§ **Task to carry out**
Produce an exact transcription of the listing below, omitting the pictures.

§ **Collected material**

____________________

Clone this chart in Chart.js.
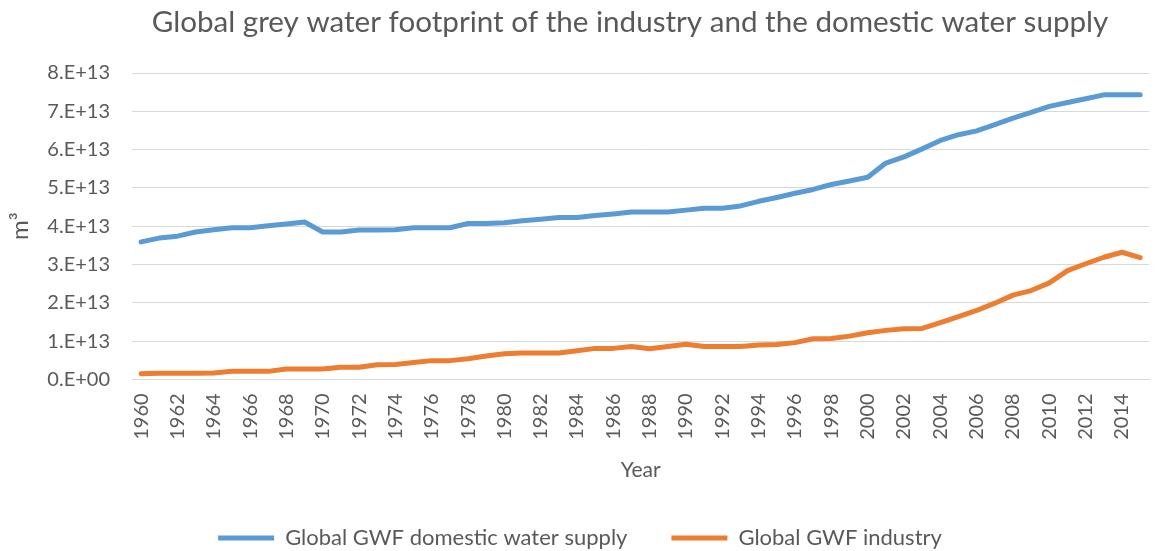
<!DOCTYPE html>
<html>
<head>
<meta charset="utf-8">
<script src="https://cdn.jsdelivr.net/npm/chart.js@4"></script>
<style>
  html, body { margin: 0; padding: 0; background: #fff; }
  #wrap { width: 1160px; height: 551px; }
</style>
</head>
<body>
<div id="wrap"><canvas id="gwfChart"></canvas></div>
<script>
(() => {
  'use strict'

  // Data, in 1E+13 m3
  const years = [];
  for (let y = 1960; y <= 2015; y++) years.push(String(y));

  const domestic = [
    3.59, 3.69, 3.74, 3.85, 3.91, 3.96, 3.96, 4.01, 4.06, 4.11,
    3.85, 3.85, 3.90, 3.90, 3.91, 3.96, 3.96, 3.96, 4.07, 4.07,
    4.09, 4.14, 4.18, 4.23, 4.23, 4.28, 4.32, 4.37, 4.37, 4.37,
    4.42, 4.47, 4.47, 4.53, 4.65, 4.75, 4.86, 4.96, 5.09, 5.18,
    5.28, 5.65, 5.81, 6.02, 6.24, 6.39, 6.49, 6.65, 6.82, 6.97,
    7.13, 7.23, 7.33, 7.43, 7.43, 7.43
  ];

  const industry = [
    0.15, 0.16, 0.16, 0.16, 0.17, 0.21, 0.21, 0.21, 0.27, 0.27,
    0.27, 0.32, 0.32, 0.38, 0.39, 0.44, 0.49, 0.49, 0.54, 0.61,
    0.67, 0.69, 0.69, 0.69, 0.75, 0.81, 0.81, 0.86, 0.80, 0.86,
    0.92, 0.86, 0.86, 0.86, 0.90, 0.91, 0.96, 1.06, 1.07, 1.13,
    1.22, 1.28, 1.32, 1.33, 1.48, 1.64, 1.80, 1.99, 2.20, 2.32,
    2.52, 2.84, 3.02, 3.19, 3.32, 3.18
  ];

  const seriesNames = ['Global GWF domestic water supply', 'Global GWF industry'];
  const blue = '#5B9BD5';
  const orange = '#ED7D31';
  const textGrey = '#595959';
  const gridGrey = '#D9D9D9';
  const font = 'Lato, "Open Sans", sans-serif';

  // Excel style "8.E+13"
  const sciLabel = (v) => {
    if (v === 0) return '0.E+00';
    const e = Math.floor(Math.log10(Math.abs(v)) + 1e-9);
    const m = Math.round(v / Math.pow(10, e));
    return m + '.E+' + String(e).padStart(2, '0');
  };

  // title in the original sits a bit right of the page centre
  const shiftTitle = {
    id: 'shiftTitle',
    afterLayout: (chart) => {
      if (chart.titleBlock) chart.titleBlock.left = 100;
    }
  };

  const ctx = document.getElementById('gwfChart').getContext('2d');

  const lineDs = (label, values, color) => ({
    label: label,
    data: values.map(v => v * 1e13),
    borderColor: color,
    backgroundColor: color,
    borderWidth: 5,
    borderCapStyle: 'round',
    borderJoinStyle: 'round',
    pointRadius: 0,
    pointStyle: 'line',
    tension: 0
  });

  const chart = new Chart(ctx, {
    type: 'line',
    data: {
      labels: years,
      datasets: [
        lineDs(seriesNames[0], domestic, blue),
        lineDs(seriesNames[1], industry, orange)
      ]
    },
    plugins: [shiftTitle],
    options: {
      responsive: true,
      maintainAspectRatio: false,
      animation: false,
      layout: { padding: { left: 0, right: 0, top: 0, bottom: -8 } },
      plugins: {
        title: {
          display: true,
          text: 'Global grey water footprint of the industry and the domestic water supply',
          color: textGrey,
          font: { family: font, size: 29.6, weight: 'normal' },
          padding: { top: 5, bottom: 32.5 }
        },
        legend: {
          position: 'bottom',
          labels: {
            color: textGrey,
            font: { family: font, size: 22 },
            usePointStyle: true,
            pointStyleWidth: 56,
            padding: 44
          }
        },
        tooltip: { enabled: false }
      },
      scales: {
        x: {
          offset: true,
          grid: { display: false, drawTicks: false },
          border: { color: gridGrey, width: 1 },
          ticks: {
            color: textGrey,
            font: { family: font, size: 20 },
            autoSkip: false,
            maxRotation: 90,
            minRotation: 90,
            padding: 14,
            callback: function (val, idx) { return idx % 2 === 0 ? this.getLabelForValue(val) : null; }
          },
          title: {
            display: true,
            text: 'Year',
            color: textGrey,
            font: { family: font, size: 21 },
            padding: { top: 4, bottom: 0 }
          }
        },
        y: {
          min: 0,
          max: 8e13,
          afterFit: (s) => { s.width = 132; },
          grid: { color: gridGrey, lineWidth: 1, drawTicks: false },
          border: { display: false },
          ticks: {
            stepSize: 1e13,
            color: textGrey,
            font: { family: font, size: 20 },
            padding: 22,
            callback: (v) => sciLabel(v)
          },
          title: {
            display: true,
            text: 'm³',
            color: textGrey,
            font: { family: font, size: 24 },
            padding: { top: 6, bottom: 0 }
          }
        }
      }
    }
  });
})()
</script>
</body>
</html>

____________________

§ **Exercise result**
Clone this chart in Chart.js.
<!DOCTYPE html>
<html>
<head>
<meta charset="utf-8">
<script src="https://cdn.jsdelivr.net/npm/chart.js@4"></script>
<style>
  html, body { margin: 0; padding: 0; background: #fff; }
  #wrap { width: 1160px; height: 551px; }
</style>
</head>
<body>
<div id="wrap"><canvas id="gwfChart"></canvas></div>
<script>
(() => {
  'use strict'

  // Data, in 1E+13 m3
  const years = [];
  for (let y = 1960; y <= 2015; y++) years.push(String(y));

  const domestic = [
    3.59, 3.69, 3.74, 3.85, 3.91, 3.96, 3.96, 4.01, 4.06, 4.11,
    3.85, 3.85, 3.90, 3.90, 3.91, 3.96, 3.96, 3.96, 4.07, 4.07,
    4.09, 4.14, 4.18, 4.23, 4.23, 4.28, 4.32, 4.37, 4.37, 4.37,
    4.42, 4.47, 4.47, 4.53, 4.65, 4.75, 4.86, 4.96, 5.09, 5.18,
    5.28, 5.65, 5.81, 6.02, 6.24, 6.39, 6.49, 6.65, 6.82, 6.97,
    7.13, 7.23, 7.33, 7.43, 7.43, 7.43
  ];

  const industry = [
    0.15, 0.16, 0.16, 0.16, 0.17, 0.21, 0.21, 0.21, 0.27, 0.27,
    0.27, 0.32, 0.32, 0.38, 0.39, 0.44, 0.49, 0.49, 0.54, 0.61,
    0.67, 0.69, 0.69, 0.69, 0.75, 0.81, 0.81, 0.86, 0.80, 0.86,
    0.92, 0.86, 0.86, 0.86, 0.90, 0.91, 0.96, 1.06, 1.07, 1.13,
    1.22, 1.28, 1.32, 1.33, 1.48, 1.64, 1.80, 1.99, 2.20, 2.32,
    2.52, 2.84, 3.02, 3.19, 3.32, 3.18
  ];

  const seriesNames = ['Global GWF domestic water supply', 'Global GWF industry'];
  const blue = '#5B9BD5';
  const orange = '#ED7D31';
  const textGrey = '#595959';
  const gridGrey = '#D9D9D9';
  const font = 'Lato, "Open Sans", sans-serif';

  // Excel style "8.E+13"
  const sciLabel = (v) => {
    if (v === 0) return '0.E+00';
    const e = Math.floor(Math.log10(Math.abs(v)) + 1e-9);
    const m = Math.round(v / Math.pow(10, e));
    return m + '.E+' + String(e).padStart(2, '0');
  };

  // title in the original sits a bit right of the page centre
  const shiftTitle = {
    id: 'shiftTitle',
    afterLayout: (chart) => {
      if (chart.titleBlock) chart.titleBlock.left = 100;
    }
  };

  const ctx = document.getElementById('gwfChart').getContext('2d');

  const lineDs = (label, values, color) => ({
    label: label,
    data: values.map(v => v * 1e13),
    borderColor: color,
    backgroundColor: color,
    borderWidth: 5,
    borderCapStyle: 'round',
    borderJoinStyle: 'round',
    pointRadius: 0,
    pointStyle: 'line',
    tension: 0
  });

  const chart = new Chart(ctx, {
    type: 'line',
    data: {
      labels: years,
      datasets: [
        lineDs(seriesNames[0], domestic, blue),
        lineDs(seriesNames[1], industry, orange)
      ]
    },
    plugins: [shiftTitle],
    options: {
      responsive: true,
      maintainAspectRatio: false,
      animation: false,
      layout: { padding: { left: 0, right: 0, top: 0, bottom: -8 } },
      plugins: {
        title: {
          display: true,
          text: 'Global grey water footprint of the industry and the domestic water supply',
          color: textGrey,
          font: { family: font, size: 29.6, weight: 'normal' },
          padding: { top: 5, bottom: 32.5 }
        },
        legend: {
          position: 'bottom',
          labels: {
            color: textGrey,
            font: { family: font, size: 22 },
            usePointStyle: true,
            pointStyleWidth: 56,
            padding: 44
          }
        },
        tooltip: { enabled: false }
      },
      scales: {
        x: {
          offset: true,
          grid: { display: false, drawTicks: false },
          border: { color: gridGrey, width: 1 },
          ticks: {
            color: textGrey,
            font: { family: font, size: 20 },
            autoSkip: false,
            maxRotation: 90,
            minRotation: 90,
            padding: 14,
            callback: function (val, idx) { return idx % 2 === 0 ? this.getLabelForValue(val) : null; }
          },
          title: {
            display: true,
            text: 'Year',
            color: textGrey,
            font: { family: font, size: 21 },
            padding: { top: 4, bottom: 0 }
          }
        },
        y: {
          min: 0,
          max: 8e13,
          afterFit: (s) => { s.width = 132; },
          grid: { color: gridGrey, lineWidth: 1, drawTicks: false },
          border: { display: false },
          ticks: {
            stepSize: 1e13,
            color: textGrey,
            font: { family: font, size: 20 },
            padding: 22,
            callback: (v) => sciLabel(v)
          },
          title: {
            display: true,
            text: 'm³',
            color: textGrey,
            font: { family: font, size: 24 },
            padding: { top: 6, bottom: 0 }
          }
        }
      }
    }
  });
})()
</script>
</body>
</html>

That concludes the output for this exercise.